So a couple of years back at
Motor City Nightmares I chanced the purchase of Westward Hoes: 9 Weird West Tales by
Burning Bulb Publishing. I'm an avid fan of anthologies in general, because even if 1 story strikes out, one authro might hit a homer, and a few others will earn solid base hits. Overall, it's a good way to get introduced to multiple artists with comparitively low risks. You can determine who you should follow, and who you should avoid.
I also wanted to try some reading in the nominal Weird Westsubgenre, and this book promised on the tin "Weird West". At least that's what I though there might be- something along the lines of Robert E. Howard's Southwest Cycleof stories. Turns out this was a different subgenre group dabbling in another subgenre.
Don't let covers decieve you. The stories inside are far worse than this
(Cut for length & wretched writing.)
First damned thing I'd noticed was I was once again falling out of my involvement in the book to pick up my Editor's DoomPen. Because Rich Bottles Jr & Gary Lee Vincent apparently didn't. Or at least everyone in this bizarro group was cliqueish enough that they were no longer a writing circle, and instead more commited to patting each other on the back over how 'gnarly' everything was.

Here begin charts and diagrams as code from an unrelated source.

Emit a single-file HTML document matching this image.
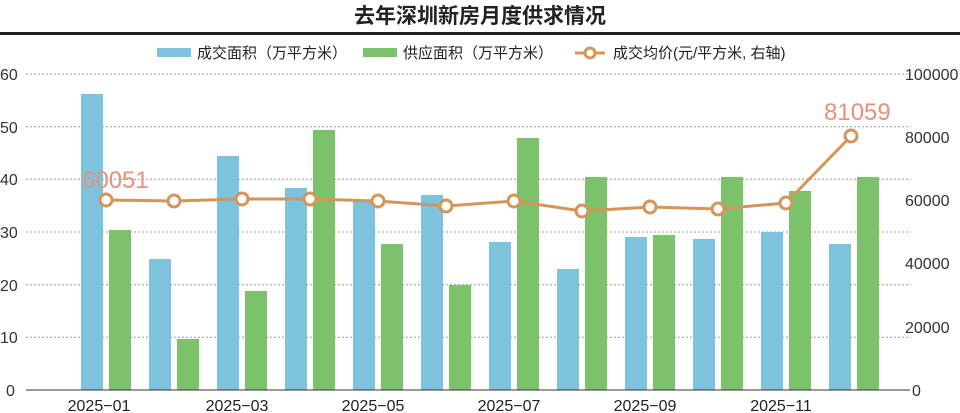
<!DOCTYPE html><html><head><meta charset="utf-8"><style>body{margin:0;background:#fff}svg{display:block;font-family:"Liberation Sans","Noto Sans CJK SC",sans-serif}</style></head><body>
<svg width="960" height="413" viewBox="0 0 960 413" xmlns="http://www.w3.org/2000/svg">
<text x="480" y="23" text-anchor="middle" font-size="21" font-weight="bold" fill="#222">去年深圳新房月度供求情况</text>
<rect x="0" y="32" width="960" height="3" fill="#222"/>
<rect x="157" y="48" width="34" height="9" fill="#7ec3de"/><text x="197" y="58" font-size="15" fill="#222">成交面积（万平方米）</text>
<rect x="363" y="48" width="34" height="9" fill="#7cc26a"/><text x="403" y="58" font-size="15" fill="#222">供应面积（万平方米）</text>
<line x1="575" y1="53" x2="605" y2="53" stroke="#d4955a" stroke-width="3"/><circle cx="590" cy="53" r="5" fill="#fff" stroke="#d4955a" stroke-width="3"/><text x="613" y="58" font-size="15" fill="#222">成交均价(元/平方米, 右轴)</text>
<g stroke="#999" stroke-dasharray="2,2" stroke-width="1">
<line x1="26" y1="74" x2="911" y2="74"/><line x1="26" y1="126.7" x2="911" y2="126.7"/><line x1="26" y1="179.3" x2="911" y2="179.3"/><line x1="26" y1="232" x2="911" y2="232"/><line x1="26" y1="284.7" x2="911" y2="284.7"/><line x1="26" y1="337.3" x2="911" y2="337.3"/>
</g>
<g font-size="16" fill="#333">
<text x="0" y="80">60</text><text x="0" y="133">50</text><text x="0" y="185">40</text><text x="0" y="238">30</text><text x="0" y="291">20</text><text x="0" y="343">10</text><text x="6" y="396">0</text>
<text x="905" y="80">100000</text><text x="905" y="143">80000</text><text x="905" y="206">60000</text><text x="905" y="269">40000</text><text x="905" y="333">20000</text><text x="912" y="396">0</text>
</g>
<g fill="#7ec3de">
<rect x="81" y="94" width="22" height="296"/><rect x="149" y="259" width="22" height="131"/><rect x="217" y="156" width="22" height="234"/><rect x="285" y="188" width="22" height="202"/><rect x="353" y="200" width="22" height="190"/><rect x="421" y="195" width="22" height="195"/><rect x="489" y="242" width="22" height="148"/><rect x="557" y="269" width="22" height="121"/><rect x="625" y="237" width="22" height="153"/><rect x="693" y="239" width="22" height="151"/><rect x="761" y="232" width="22" height="158"/><rect x="829" y="244" width="22" height="146"/>
</g>
<g fill="#7cc26a">
<rect x="109" y="230" width="22" height="160"/><rect x="177" y="339" width="22" height="51"/><rect x="245" y="291" width="22" height="99"/><rect x="313" y="130" width="22" height="260"/><rect x="381" y="244" width="22" height="146"/><rect x="449" y="285" width="22" height="105"/><rect x="517" y="138" width="22" height="252"/><rect x="585" y="177" width="22" height="213"/><rect x="653" y="235" width="22" height="155"/><rect x="721" y="177" width="22" height="213"/><rect x="789" y="191" width="22" height="199"/><rect x="857" y="177" width="22" height="213"/>
</g>
<line x1="26" y1="390" x2="910" y2="390" stroke="#333" stroke-width="1"/>
<g font-size="16" fill="#222" text-anchor="middle">
<text x="99" y="411">2025−01</text><text x="237" y="411">2025−03</text><text x="373" y="411">2025−05</text><text x="509" y="411">2025−07</text><text x="645" y="411">2025−09</text><text x="781" y="411">2025−11</text>
</g>
<polyline fill="none" stroke="#d4955a" stroke-width="3" points="106,200 174,201 242,199 310,199 378,201 446,206 514,201 582,211 650,207 718,209 786,203 851,136"/>
<g fill="#fff" stroke="#d4955a" stroke-width="3">
<circle cx="106" cy="200" r="6"/><circle cx="174" cy="201" r="6"/><circle cx="242" cy="199" r="6"/><circle cx="310" cy="199" r="6"/><circle cx="378" cy="201" r="6"/><circle cx="446" cy="206" r="6"/><circle cx="514" cy="201" r="6"/><circle cx="582" cy="211" r="6"/><circle cx="650" cy="207" r="6"/><circle cx="718" cy="209" r="6"/><circle cx="786" cy="203" r="6"/><circle cx="851" cy="136" r="6"/>
</g>
<text x="82" y="188" font-size="24" fill="#e8907a">60051</text>
<text x="824" y="120" font-size="24" fill="#e8907a">81059</text>
</svg></body></html>
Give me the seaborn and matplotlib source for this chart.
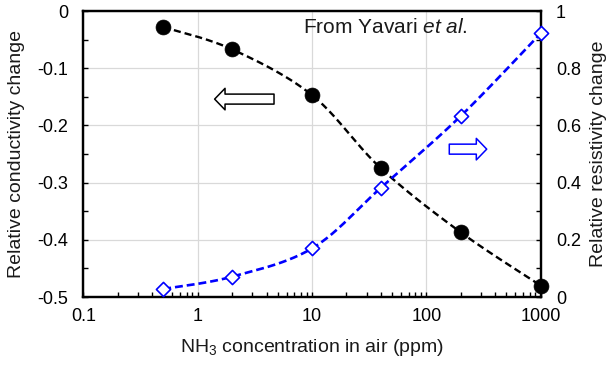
import numpy as np
import pandas as pd
import matplotlib
matplotlib.use("Agg")
import matplotlib.pyplot as plt
import seaborn as sns
from matplotlib.ticker import FixedLocator, FixedFormatter, LogLocator, NullFormatter, MultipleLocator
from matplotlib.patches import FancyArrowPatch

# ---- data ----
conc = [0.5, 2, 10, 40, 200, 1000]
conductivity = [-0.028, -0.067, -0.147, -0.275, -0.387, -0.480]
resistivity = [0.028, 0.071, 0.170, 0.382, 0.633, 0.922]

x_ticks = [0.1, 1, 10, 100, 1000]
x_ticklabels = ["0.1", "1", "10", "100", "1000"]
left_ticks = [0, -0.1, -0.2, -0.3, -0.4, -0.5]
left_ticklabels = ["0", "-0.1", "-0.2", "-0.3", "-0.4", "-0.5"]
right_ticks = [0, 0.2, 0.4, 0.6, 0.8, 1.0]
right_ticklabels = ["0", "0.2", "0.4", "0.6", "0.8", "1"]

xlabel = "NH$_3$ concentration in air (ppm)"
ylabel_left = "Relative conductivity change"
ylabel_right = "Relative resistivity change"
note = "From Yavari $\\mathit{et\\ al}$."

sns.set_theme(style="white")
plt.rcParams["font.family"] = ["Liberation Sans", "DejaVu Sans"]
plt.rcParams["mathtext.fontset"] = "custom"
plt.rcParams["mathtext.rm"] = "Liberation Sans"
plt.rcParams["mathtext.it"] = "Liberation Sans:italic"
plt.rcParams["axes.unicode_minus"] = False

FS_TICK = 13
FS_LABEL = 14
FS_NOTE = 15


def smooth(x, y, n=40):
    """Excel-like smoothed line through the data points (Bezier in log-x space)."""
    P = np.column_stack([np.log10(x), np.asarray(y, float)])
    Pe = np.vstack([P[0], P, P[-1]])
    t = np.linspace(0, 1, n)[:, None]
    parts = []
    for i in range(len(P) - 1):
        p0, p1, p2, p3 = Pe[i], Pe[i + 1], Pe[i + 2], Pe[i + 3]
        c1 = p1 + (p2 - p0) / 6
        c2 = p2 - (p3 - p1) / 6
        seg = (1 - t) ** 3 * p1 + 3 * (1 - t) ** 2 * t * c1 + 3 * (1 - t) * t ** 2 * c2 + t ** 3 * p2
        parts.append(seg if i == 0 else seg[1:])
    s = np.vstack(parts)
    return pd.DataFrame({"x": 10 ** s[:, 0], "y": s[:, 1]})


df = pd.DataFrame({"conc": conc, "cond": conductivity, "res": resistivity})

fig = plt.figure(figsize=(6.09, 3.67), dpi=100)
ax = fig.add_axes([0.1368, 0.1907, 0.7511, 0.7793])
ax2 = ax.twinx()

# conductivity (left axis)
sc = smooth(conc, conductivity)
sns.lineplot(data=sc, x="x", y="y", ax=ax, estimator=None, sort=False,
             color="black", lw=1.7, linestyle="--")
ax.lines[-1].set_dashes((3.0, 1.7))
sns.scatterplot(data=df, x="conc", y="cond", ax=ax, marker="o", s=115,
                color="black", edgecolor="black", linewidth=0.5, zorder=5,
                clip_on=False)

# resistivity (right axis)
sr = smooth(conc, resistivity)
sns.lineplot(data=sr, x="x", y="y", ax=ax2, estimator=None, sort=False,
             color="#0000ff", lw=1.9, linestyle="--")
ax2.lines[-1].set_dashes((3.0, 1.5))
sns.scatterplot(data=df, x="conc", y="res", ax=ax2, marker="D", s=52,
                facecolor="white", edgecolor="#0000ff", linewidth=1.2, zorder=5,
                clip_on=False)

ax.set_xscale("log")
ax.set_xlim(0.1, 1000)
ax.set_ylim(-0.5, 0)
ax2.set_ylim(0, 1)

ax.xaxis.set_major_locator(FixedLocator(x_ticks))
ax.xaxis.set_major_formatter(FixedFormatter(x_ticklabels))
ax.xaxis.set_minor_locator(LogLocator(base=10, subs=np.arange(2, 10)))
ax.xaxis.set_minor_formatter(NullFormatter())
ax.yaxis.set_major_locator(FixedLocator(left_ticks))
ax.yaxis.set_major_formatter(FixedFormatter(left_ticklabels))
ax.yaxis.set_minor_locator(MultipleLocator(0.05))
ax2.yaxis.set_major_locator(FixedLocator(right_ticks))
ax2.yaxis.set_major_formatter(FixedFormatter(right_ticklabels))
ax2.yaxis.set_minor_locator(MultipleLocator(0.1))

ax.set_axisbelow(True)
ax.grid(True, which="major", color="#d9d9d9", lw=0.9)
ax2.grid(False)

ax.tick_params(axis="both", which="both", direction="in", length=3.6, width=1.0,
               color="black", labelsize=FS_TICK, labelcolor="black",
               top=False, right=False, bottom=True, left=True)
ax.tick_params(axis="y", which="both", pad=11)
ax.tick_params(axis="x", which="both", pad=8)
ax2.tick_params(axis="y", which="both", direction="in", length=3.6, width=1.0,
                color="black", labelsize=FS_TICK, labelcolor="black", pad=11,
                left=False, right=True)

for a in (ax, ax2):
    for sp in a.spines.values():
        sp.set_color("black")
        sp.set_linewidth(1.6)
        sp.set_visible(True)

ax.set_xlabel(xlabel, fontsize=FS_LABEL, color="#1a1a1a")
ax.set_ylabel(ylabel_left, fontsize=FS_LABEL, color="#1a1a1a")
ax2.set_ylabel(ylabel_right, fontsize=FS_LABEL, color="#1a1a1a")
ax.xaxis.set_label_coords(0.5, -0.14)
ax.yaxis.set_label_coords(-0.127, 0.5)
ax2.yaxis.set_label_coords(1.107, 0.5)

ax.text(0.480, 0.942, note, transform=ax.transAxes, fontsize=FS_NOTE,
        ha="left", va="center", color="#1a1a1a")

# direction arrows
style = "simple,head_length=0.75,head_width=1.55,tail_width=0.72"
ax.add_patch(FancyArrowPatch((0.423, 0.692), (0.281, 0.692), transform=ax.transAxes,
                             arrowstyle=style, mutation_scale=10, fc="white",
                             ec="black", lw=1.1, zorder=6))
ax2.add_patch(FancyArrowPatch((0.794, 0.517), (0.888, 0.517), transform=ax2.transAxes,
                              arrowstyle=style, mutation_scale=10, fc="white",
                              ec="#0000ff", lw=1.1, zorder=6))

fig.savefig("out.png", dpi=100)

There were two of you, and neither bothered to tell Jesse J. Saxon (The Undesirable) to cleave his run-on paragraphs and that he could clip half his iterations of "said"? The text Dragged.
And I have to use the word 'gnarly' because everything honestly reads that immature in a 90s way.
Diversity & Comics frequently uses a term, "grimy", and that describes this entire book, every single story, quite well. Convinced that saying "fuck" and "whore' are edgy (while often showing cards that would put them all in the realm of the distinctly PC) they burden the often threadbare stories with the dialoge of an imitation Deadwood.
Some poor excuse for a friend convinced Gary Lee Vincent that coprophage tentacle bugs were the story hook to go with inbetween bong hits.
D&C also points out that Westerns, like Superheroes, is a genre you have to believe in. You have to commit to the bit. Westerns don't do 'irony', and any attempts won't hold water. And the more 'deconstructed' your attempt to write in the genre, the more you wallow in the mire in an attempt to decry... your dad, whom you clearly have a beef with, the more you'll just fail and look cringeworthy even a few years on.
This isn't Weird, Western, Horror, or Fantasy. This is pigs rutting in filth. From The Man With Too Many Names by Kelly R. Martin
There's something of a Dunning-Kruger affect to the writing in each story. People reinforcing each other's bad taste in a tornado of failure. There's little to hold the interest in any of these "Weird West" stories (or more, 'attempts' at Weird West stories) because nobody, in any single story, dons the White Hat. There's no Paladin figure, so no Moral Peril (one of Misha Burnett's
5 Pillars of the Pulp Revival), and thus, no Impact. Nothing any character does matters, because as each loathsome, poorly crafted tail unfurls, there's nobody to root for, no success to cheer on, and no tragedy worth mourning.
The scatalogical obsessions pervade each 'tale', instantly detracting from the attempted momentum towards Horror or Fantasy. I can only assume someone texted "we should write something spoopy" and forgot that final "s". Excerpt from Succubi Sundown by Scott Emerson
Lead characters ride into towns, saddle up to the brothel, have an anti-erotic sex scene or three, fail to craft any narrative tension, and either shoot up the place or get shot up. And I can't stress how bad, how unenthusiastic and spare of emotion each mechanical, obligatory sex scene is. Woe be unto the sad mortal that should find anything in these tails arousing or fapworthy, rather than sad and repellent.
*sigh* "We're monsters, but we're the judicious good guy type monster cannibals" is so worn out Nelson W Pyles' big reveal doesn't even function well enough to even be interesting, because Pyles can't commit to the bit (town full of cannibalistic monsters who hide in human form) without nerfing his own work ('But we only om nom nom bad people!").
Every single story either fails to commit to the bit, or stalls out their engine because they keep wanting to throw something freaky at the reader, instead of just telling the damned story.
The book ends with Wol-Vriey culturally enriching us all through his tale Big Trouble in Little Ass. This was novella length.
I should have noticed a warning right in the introduction, as Rich Bottles Jr. quoted wikipedia for his definition of "Weird West" and exhorted the writing of the abysmal Joe R. Lansdale as an exemplar of the subgenre. I found each story equal measures repellant and (tragically) boring, and can honestly say each writer, and their Bizarro subgenre community, people to avoid. Both in writing and, likely, in person. They probably smell like cats.